:: Data supplied

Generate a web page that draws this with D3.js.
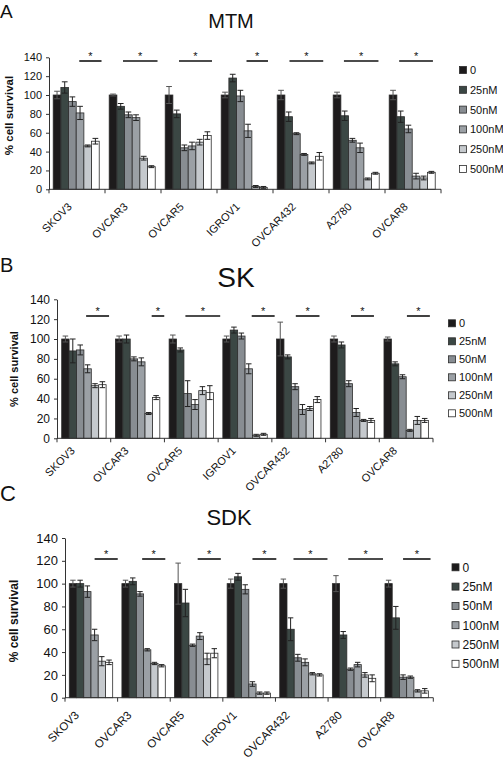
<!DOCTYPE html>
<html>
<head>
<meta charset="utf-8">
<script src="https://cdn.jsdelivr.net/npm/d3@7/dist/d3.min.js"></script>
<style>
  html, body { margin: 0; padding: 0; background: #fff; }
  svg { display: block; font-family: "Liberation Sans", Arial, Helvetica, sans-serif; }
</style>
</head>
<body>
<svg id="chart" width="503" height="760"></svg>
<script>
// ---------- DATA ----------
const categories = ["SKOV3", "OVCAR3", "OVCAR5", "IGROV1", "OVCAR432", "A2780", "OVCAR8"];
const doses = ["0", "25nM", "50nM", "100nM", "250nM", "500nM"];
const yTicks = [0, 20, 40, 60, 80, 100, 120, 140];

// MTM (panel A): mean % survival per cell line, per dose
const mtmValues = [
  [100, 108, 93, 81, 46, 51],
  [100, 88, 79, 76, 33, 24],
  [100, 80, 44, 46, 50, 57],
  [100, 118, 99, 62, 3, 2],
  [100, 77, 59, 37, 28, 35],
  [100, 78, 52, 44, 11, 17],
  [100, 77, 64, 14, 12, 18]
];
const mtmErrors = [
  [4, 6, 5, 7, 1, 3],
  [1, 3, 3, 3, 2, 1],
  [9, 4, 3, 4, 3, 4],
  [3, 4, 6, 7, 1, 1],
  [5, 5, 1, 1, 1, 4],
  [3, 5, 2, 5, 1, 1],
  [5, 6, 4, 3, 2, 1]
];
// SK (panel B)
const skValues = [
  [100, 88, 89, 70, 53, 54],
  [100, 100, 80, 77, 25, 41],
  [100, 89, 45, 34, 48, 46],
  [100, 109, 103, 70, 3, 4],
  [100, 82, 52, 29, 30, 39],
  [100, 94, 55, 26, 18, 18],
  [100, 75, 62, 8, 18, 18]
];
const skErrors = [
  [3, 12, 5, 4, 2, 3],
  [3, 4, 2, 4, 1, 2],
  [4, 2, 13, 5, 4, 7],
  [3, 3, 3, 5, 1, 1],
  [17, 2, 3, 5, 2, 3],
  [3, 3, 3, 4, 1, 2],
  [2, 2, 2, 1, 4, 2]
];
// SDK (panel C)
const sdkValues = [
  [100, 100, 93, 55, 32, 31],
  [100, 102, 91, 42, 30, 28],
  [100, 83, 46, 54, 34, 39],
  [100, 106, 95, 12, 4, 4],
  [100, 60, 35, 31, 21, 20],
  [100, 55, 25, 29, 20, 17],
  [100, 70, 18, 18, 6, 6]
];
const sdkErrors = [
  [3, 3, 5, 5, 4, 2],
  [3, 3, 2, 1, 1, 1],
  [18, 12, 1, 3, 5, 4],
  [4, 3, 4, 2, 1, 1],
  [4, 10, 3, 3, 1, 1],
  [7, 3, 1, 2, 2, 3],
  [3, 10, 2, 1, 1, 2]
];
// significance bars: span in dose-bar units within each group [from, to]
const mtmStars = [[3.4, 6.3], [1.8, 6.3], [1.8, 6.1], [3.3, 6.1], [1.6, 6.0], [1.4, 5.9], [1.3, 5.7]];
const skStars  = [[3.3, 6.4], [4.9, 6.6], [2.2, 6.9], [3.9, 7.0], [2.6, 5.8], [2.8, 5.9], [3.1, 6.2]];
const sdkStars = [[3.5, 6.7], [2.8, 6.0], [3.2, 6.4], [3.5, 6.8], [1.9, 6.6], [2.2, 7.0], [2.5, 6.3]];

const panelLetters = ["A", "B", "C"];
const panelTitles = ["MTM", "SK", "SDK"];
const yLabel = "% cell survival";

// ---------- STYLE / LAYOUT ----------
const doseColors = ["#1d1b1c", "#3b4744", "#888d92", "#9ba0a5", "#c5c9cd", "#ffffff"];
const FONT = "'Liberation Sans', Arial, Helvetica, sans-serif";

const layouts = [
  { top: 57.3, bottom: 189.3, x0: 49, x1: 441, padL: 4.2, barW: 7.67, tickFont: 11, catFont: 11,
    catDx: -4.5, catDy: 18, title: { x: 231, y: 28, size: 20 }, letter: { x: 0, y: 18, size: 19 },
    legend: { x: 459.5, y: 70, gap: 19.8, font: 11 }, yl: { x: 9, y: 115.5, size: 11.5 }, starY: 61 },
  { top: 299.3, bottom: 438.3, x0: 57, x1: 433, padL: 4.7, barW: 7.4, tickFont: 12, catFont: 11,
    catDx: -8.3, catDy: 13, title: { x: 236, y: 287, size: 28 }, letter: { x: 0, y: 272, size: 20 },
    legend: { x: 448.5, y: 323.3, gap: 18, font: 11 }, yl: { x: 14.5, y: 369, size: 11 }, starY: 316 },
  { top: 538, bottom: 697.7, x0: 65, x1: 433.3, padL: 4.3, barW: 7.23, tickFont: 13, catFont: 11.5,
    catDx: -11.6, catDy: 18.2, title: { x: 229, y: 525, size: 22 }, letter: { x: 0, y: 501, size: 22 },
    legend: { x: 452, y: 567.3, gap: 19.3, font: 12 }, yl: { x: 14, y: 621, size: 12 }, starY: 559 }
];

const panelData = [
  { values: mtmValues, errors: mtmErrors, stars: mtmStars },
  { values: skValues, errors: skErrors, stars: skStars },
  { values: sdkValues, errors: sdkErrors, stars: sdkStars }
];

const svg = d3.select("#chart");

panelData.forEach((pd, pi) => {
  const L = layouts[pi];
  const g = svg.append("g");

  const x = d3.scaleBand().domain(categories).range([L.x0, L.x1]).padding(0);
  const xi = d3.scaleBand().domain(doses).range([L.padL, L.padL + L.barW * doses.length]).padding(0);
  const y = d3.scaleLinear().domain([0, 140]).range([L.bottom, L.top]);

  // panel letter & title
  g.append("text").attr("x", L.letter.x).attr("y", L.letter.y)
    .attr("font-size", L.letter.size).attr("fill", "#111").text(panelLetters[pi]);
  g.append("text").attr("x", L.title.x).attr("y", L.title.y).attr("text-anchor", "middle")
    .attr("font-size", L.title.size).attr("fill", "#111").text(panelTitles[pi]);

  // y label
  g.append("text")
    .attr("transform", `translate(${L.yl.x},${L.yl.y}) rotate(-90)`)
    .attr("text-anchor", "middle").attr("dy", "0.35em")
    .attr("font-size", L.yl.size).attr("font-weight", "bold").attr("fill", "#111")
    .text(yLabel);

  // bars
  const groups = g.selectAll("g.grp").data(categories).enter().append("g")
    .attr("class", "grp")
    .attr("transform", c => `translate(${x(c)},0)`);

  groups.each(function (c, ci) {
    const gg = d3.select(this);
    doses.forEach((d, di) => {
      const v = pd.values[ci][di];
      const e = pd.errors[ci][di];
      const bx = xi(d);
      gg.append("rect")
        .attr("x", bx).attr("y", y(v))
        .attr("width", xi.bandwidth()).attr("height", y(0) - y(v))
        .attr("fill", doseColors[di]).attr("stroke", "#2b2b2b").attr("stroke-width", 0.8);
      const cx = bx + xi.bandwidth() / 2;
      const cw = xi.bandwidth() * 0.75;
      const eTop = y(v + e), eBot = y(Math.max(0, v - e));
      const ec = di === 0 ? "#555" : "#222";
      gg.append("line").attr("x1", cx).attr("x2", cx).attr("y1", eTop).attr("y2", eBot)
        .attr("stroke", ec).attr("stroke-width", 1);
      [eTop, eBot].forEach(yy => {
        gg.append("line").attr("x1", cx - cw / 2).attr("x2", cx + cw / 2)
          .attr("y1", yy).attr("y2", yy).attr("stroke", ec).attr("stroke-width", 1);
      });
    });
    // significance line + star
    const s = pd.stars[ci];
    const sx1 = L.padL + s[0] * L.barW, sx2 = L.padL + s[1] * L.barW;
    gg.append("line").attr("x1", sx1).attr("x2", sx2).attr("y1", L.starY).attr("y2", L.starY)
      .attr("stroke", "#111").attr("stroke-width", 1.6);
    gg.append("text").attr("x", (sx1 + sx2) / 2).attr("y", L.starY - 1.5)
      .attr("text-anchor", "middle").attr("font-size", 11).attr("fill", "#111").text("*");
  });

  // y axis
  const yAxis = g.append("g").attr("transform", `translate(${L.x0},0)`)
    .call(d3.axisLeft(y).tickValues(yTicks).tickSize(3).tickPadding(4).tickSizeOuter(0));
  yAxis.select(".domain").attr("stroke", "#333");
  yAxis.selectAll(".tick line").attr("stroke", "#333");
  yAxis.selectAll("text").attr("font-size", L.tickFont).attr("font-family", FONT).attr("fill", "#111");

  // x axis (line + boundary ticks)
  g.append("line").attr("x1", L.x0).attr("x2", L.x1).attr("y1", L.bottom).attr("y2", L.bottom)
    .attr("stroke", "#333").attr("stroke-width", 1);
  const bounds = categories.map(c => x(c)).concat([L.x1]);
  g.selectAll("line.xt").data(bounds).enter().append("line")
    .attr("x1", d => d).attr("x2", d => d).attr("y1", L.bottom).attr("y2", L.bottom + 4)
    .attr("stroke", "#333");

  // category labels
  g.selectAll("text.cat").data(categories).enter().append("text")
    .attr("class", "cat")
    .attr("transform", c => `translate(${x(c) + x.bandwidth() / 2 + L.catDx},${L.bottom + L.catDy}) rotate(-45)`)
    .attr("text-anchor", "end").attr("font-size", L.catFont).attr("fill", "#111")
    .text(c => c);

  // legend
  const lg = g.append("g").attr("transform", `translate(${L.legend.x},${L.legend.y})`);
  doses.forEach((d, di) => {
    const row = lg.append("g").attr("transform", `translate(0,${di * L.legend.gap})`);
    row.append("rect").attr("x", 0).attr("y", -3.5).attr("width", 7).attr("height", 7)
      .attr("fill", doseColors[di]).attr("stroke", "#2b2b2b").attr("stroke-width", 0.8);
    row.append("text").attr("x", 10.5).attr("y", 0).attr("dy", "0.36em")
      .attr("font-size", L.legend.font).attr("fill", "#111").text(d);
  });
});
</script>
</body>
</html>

::::
:: Data supplied

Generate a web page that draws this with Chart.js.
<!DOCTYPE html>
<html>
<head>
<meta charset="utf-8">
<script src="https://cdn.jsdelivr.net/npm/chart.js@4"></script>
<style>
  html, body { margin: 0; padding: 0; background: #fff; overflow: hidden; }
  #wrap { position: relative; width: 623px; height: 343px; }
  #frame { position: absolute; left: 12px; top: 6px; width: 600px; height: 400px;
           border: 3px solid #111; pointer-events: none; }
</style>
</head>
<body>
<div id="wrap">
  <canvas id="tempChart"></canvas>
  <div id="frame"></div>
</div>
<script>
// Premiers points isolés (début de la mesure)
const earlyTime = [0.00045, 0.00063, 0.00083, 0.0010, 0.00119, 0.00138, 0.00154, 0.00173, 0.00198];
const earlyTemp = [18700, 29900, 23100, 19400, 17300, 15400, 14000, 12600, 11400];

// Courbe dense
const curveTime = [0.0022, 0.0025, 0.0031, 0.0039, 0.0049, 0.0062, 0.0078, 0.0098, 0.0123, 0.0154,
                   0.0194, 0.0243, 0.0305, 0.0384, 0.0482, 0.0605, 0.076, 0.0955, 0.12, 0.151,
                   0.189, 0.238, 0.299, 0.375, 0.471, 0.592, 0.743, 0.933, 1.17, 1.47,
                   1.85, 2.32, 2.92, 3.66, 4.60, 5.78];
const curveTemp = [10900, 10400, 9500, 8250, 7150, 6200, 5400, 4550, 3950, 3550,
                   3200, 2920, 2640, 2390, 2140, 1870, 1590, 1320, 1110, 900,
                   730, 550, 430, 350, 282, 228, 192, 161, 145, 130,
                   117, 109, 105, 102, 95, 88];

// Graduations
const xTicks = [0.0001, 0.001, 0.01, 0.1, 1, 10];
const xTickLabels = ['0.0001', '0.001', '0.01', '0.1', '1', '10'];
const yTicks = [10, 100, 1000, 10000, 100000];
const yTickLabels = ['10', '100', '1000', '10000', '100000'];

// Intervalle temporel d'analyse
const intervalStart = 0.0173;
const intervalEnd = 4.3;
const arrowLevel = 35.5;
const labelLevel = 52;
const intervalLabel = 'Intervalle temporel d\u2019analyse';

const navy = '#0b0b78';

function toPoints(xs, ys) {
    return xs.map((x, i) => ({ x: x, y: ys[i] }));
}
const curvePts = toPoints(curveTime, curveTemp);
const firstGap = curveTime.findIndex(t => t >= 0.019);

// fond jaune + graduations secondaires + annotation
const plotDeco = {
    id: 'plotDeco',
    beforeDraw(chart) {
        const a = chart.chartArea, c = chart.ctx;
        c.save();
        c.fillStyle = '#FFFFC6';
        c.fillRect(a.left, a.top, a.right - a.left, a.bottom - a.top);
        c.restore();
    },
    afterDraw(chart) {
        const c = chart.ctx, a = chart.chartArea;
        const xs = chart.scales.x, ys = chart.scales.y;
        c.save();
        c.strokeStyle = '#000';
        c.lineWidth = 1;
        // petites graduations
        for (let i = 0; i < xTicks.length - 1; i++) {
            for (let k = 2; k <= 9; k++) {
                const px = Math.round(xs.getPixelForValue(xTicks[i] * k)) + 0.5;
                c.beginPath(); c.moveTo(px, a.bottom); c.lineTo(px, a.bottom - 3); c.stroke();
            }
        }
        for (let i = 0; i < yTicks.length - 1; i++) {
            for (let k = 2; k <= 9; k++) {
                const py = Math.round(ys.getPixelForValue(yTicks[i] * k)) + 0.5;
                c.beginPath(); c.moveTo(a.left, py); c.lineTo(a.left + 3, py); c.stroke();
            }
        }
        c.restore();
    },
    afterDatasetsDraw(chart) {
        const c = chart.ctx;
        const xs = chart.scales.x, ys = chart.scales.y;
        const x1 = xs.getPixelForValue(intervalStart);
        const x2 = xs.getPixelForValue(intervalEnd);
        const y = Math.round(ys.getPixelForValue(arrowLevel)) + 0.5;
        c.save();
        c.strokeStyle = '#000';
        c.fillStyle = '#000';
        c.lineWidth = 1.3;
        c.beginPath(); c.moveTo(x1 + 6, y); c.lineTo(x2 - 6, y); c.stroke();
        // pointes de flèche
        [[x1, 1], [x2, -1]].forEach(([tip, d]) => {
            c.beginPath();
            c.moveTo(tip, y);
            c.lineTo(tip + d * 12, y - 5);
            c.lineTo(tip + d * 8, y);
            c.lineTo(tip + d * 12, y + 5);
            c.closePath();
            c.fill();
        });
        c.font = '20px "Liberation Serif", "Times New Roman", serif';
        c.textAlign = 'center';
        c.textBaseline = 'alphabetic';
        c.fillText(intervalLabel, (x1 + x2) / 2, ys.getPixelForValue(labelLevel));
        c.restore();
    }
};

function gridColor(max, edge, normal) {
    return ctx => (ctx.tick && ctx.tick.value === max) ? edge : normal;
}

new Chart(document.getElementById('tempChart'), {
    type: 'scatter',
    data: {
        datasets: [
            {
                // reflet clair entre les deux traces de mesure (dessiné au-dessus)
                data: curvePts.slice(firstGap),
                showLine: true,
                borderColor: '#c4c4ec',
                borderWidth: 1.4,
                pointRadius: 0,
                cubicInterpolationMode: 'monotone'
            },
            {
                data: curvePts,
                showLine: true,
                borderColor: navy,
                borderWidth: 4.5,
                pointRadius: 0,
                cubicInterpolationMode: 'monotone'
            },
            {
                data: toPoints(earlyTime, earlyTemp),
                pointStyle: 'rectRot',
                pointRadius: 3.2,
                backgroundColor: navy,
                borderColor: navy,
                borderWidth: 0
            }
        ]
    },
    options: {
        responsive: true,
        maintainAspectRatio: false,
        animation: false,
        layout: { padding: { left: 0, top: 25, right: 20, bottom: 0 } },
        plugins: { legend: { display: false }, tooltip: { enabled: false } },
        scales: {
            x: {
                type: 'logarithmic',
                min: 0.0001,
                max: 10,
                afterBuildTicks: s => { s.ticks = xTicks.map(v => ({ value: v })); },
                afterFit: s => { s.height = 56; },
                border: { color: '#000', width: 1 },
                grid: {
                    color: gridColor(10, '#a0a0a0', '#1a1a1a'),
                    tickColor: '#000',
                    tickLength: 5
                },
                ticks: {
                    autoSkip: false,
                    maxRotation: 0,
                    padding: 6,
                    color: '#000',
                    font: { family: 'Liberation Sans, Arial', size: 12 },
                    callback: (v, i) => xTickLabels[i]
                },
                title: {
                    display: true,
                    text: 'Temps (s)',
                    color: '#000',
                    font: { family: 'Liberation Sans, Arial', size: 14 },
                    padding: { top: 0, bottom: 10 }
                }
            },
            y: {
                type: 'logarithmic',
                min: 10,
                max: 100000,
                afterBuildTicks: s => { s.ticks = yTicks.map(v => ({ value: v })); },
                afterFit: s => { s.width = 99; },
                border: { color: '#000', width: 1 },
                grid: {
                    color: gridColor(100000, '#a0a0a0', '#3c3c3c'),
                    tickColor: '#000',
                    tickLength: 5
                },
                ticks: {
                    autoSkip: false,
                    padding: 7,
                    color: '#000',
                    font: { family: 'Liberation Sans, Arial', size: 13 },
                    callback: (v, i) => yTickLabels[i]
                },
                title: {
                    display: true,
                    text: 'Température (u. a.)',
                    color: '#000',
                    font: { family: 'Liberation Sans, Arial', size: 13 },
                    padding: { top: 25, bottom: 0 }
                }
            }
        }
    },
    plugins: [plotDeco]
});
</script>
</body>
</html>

::::
:: Data supplied

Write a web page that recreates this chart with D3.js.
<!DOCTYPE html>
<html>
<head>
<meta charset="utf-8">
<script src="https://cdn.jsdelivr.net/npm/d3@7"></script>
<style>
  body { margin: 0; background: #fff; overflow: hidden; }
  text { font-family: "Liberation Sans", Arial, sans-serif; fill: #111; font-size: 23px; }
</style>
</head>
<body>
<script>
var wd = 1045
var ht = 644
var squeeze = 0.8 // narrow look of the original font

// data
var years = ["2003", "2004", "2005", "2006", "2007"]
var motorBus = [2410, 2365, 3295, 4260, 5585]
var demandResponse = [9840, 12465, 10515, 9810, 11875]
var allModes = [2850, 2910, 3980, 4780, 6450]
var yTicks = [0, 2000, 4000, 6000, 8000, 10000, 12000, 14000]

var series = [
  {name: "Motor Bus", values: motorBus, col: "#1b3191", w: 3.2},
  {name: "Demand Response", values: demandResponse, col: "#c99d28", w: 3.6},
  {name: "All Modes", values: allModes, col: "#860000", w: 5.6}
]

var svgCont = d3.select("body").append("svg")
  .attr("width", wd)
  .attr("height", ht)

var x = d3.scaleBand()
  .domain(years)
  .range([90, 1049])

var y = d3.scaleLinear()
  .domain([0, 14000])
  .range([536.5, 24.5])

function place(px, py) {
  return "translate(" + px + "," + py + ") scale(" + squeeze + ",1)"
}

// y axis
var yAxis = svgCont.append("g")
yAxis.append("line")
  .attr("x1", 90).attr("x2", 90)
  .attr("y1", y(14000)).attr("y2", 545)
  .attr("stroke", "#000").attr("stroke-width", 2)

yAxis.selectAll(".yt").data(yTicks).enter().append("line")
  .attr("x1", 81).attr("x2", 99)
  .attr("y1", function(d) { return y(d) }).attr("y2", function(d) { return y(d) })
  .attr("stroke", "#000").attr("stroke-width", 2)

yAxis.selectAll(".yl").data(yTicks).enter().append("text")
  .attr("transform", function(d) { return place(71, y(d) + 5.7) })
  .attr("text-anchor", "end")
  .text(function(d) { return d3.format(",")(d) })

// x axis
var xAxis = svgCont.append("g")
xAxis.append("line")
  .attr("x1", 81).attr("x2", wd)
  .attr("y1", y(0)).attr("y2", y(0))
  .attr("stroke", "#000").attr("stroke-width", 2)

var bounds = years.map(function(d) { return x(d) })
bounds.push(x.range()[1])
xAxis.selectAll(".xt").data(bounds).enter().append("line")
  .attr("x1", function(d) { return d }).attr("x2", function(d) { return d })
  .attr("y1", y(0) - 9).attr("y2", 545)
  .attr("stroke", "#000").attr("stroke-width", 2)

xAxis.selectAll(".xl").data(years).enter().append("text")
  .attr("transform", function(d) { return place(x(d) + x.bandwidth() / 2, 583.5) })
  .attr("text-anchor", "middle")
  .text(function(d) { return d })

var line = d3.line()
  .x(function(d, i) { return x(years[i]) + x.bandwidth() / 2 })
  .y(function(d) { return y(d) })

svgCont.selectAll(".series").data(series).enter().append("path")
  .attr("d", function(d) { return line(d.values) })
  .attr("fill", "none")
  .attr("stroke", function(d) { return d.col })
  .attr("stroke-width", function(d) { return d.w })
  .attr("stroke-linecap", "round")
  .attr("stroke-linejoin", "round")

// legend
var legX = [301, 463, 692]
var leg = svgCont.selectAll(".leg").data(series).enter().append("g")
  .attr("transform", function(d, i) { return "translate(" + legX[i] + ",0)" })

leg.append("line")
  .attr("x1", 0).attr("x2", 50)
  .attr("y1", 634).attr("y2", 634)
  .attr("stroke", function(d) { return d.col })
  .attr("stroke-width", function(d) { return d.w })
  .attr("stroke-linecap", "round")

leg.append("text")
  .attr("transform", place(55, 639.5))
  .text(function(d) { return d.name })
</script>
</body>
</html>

::::

**Task brief**
Copy each line of the records containing the string "page".

**Task response**
Generate a web page that draws this with D3.js.
Generate a web page that draws this with Chart.js.
Write a web page that recreates this chart with D3.js.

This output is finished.